Talk about bad timing. Just as the transition between Verizon and Frontier Communications was about to get underway, a fiber cable cut in Virginia June 29th caused a multi-state outage for Frontier DSL’s service. In downstate New York, tens of thousands of customers lost service.
News of the outage was picked up by the Times Herald-Record, which reported nearly 30,000 customers in Orange and Rockland counties without service from 2-11am. A Times reader named Steve observed, “I thought this outage was just the typical monthly DSL outage I suffer every month with Frontier. Think service is bad now? God help us when they get their hands on that chunk of Verizon territory. I suspect it will be overwhelming for them, from financial and technical viewpoints.”
Several thousand customers near Rhinebeck and Hopewell Junction were also impacted, according to a story in the Poughkeepsie Journal.
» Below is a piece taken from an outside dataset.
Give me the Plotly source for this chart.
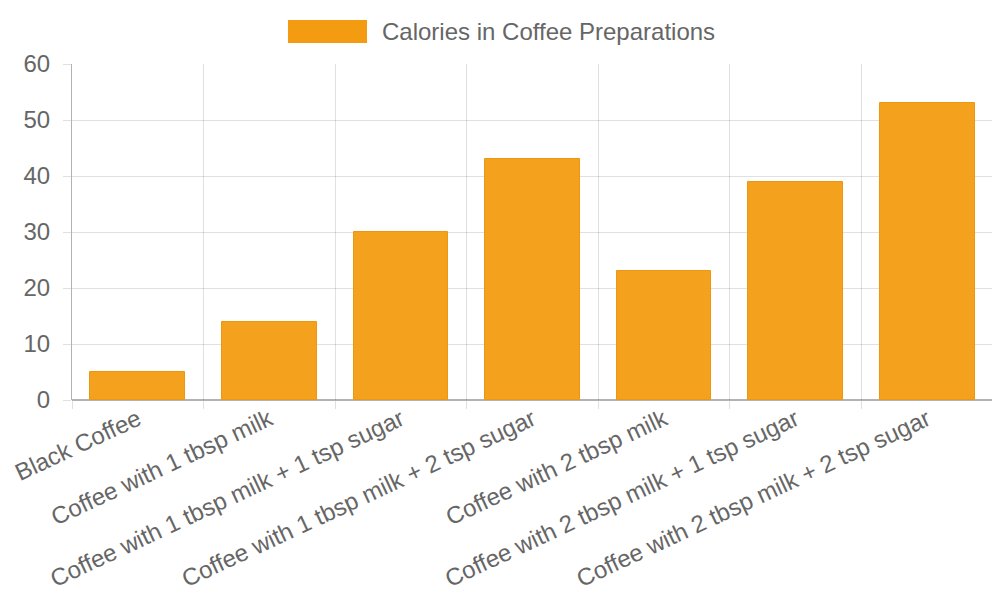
import plotly.graph_objs as go

categories = [
    "Black Coffee",
    "Coffee with 1 tbsp milk",
    "Coffee with 1 tbsp milk + 1 tsp sugar",
    "Coffee with 1 tbsp milk + 2 tsp sugar",
    "Coffee with 2 tbsp milk",
    "Coffee with 2 tbsp milk + 1 tsp sugar",
    "Coffee with 2 tbsp milk + 2 tsp sugar",
]
calories = [5, 14, 30, 43, 23, 39, 53]
series_name = "Calories in Coffee Preparations"

positions = list(range(len(categories)))
font = "Liberation Sans, Arial, sans-serif"
grid = "rgba(0,0,0,0.12)"
axis_col = "rgba(0,0,0,0.3)"

trace = go.Bar(
    x=positions, y=calories, name=series_name, width=0.72,
    marker=dict(color="rgba(243,156,18,0.95)", line=dict(color="rgb(238,150,16)", width=1)),
    showlegend=False,
)

fig = go.Figure(data=[trace])
# page body adds 8px, so the figure is a bit smaller than the window
fig.update_layout(
    width=992, height=592,
    margin=dict(l=64, r=7, t=56, b=200),
    plot_bgcolor="white", paper_bgcolor="white",
    font=dict(family=font, size=24, color="#666666"),
    bargap=0,
    xaxis=dict(
        range=[-0.5, len(categories) - 0.5], automargin=False,
        tickmode="array", tickvals=positions, ticktext=categories,
        tickangle=-25, ticks="", showgrid=False,
        showline=False, zeroline=False,
        minor=dict(tickmode="linear", tick0=-0.5, dtick=1, showgrid=True,
                   gridcolor=grid, ticks="outside", ticklen=8, tickcolor=grid),
    ),
    yaxis=dict(
        range=[0, 60], dtick=10, showgrid=True, gridcolor=grid, automargin=False,
        ticks="outside", ticklen=8, tickcolor=grid, ticklabelstandoff=8,
        showline=True, linecolor=axis_col, zeroline=True, zerolinecolor=axis_col,
        zerolinewidth=1.5,
    ),
    shapes=[dict(type="rect", xref="paper", yref="paper",
                 x0=0.2345, x1=0.3203, y0=1.0625, y1=1.131,
                 fillcolor="#F39C12", line=dict(width=0))],
    annotations=[dict(text=series_name, xref="paper", yref="paper",
                      x=0.3344, y=1.097, xanchor="left", yanchor="middle",
                      showarrow=False, font=dict(size=24, color="#666666"))],
)

fig.write_html("out.html")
Reader MarienneV noted this wasn’t the first Frontier DSL outage she’s dealt with:
We noticed that there was no Internet at my house at around 5am yesterday. It was after 8pm when we were finally able to get online. This is not the first time it happened either, about a week or two ago Frontier had an outage that lasted at least five hours. Since there is no local television news up here, I felt kind of cut off from the world. I hope the Internet stays on now.
A similar service outage hit Frontier customers in the Middletown area, according to the Mid-Hudson News.
Since the transition, now even former Verizon customers are being exposed to Frontier DSL outages, especially in West Virginia where widespread problems are attracting the attention of the state Public Service Commission.
The Charleston Daily Mail today reports more than 500 customers in Martinsburg alone seem to have had problems with Internet service since Saturday:
The commission, in its May 13 order approving Frontier’s acquisition of Verizon’s landline network, required Frontier to spend millions of dollars to increase broadband deployment and subscriptions in what was Verizon’s service territory. However, the commission does not regulate Internet service.
On Tuesday Doug Stone said he and his brother-in-law, who both live outside of Martinsburg, hadn’t had Internet service since Saturday morning. Stone said a Frontier customer service representative in Texas told him the company had over 500 calls from the Martinsburg area about Internet service.
Tuesday evening Frontier spokeswoman Brigid Smith said, “The outage in Martinsburg seems to be the direct result of faulty workmanship by Verizon two weeks prior to the completion of the acquisition,” and was directly related to Verizon’s movement of a switch from Maryland to West Virginia. She added, “The cooling equipment Verizon installed was insufficient for the additional data equipment associated with this project.
“My partners at Frontier are working incredible hours to make right many things that have been too long ignored,” Smith said.
A Marmet resident who asked to not be identified said Wednesday that she and a friend, who also lives in Marmet, were without Internet service. “They tell us it will be 24 to 48 hours before they fix it,” she said. “I want you to know the problems aren’t just in Martinsburg.”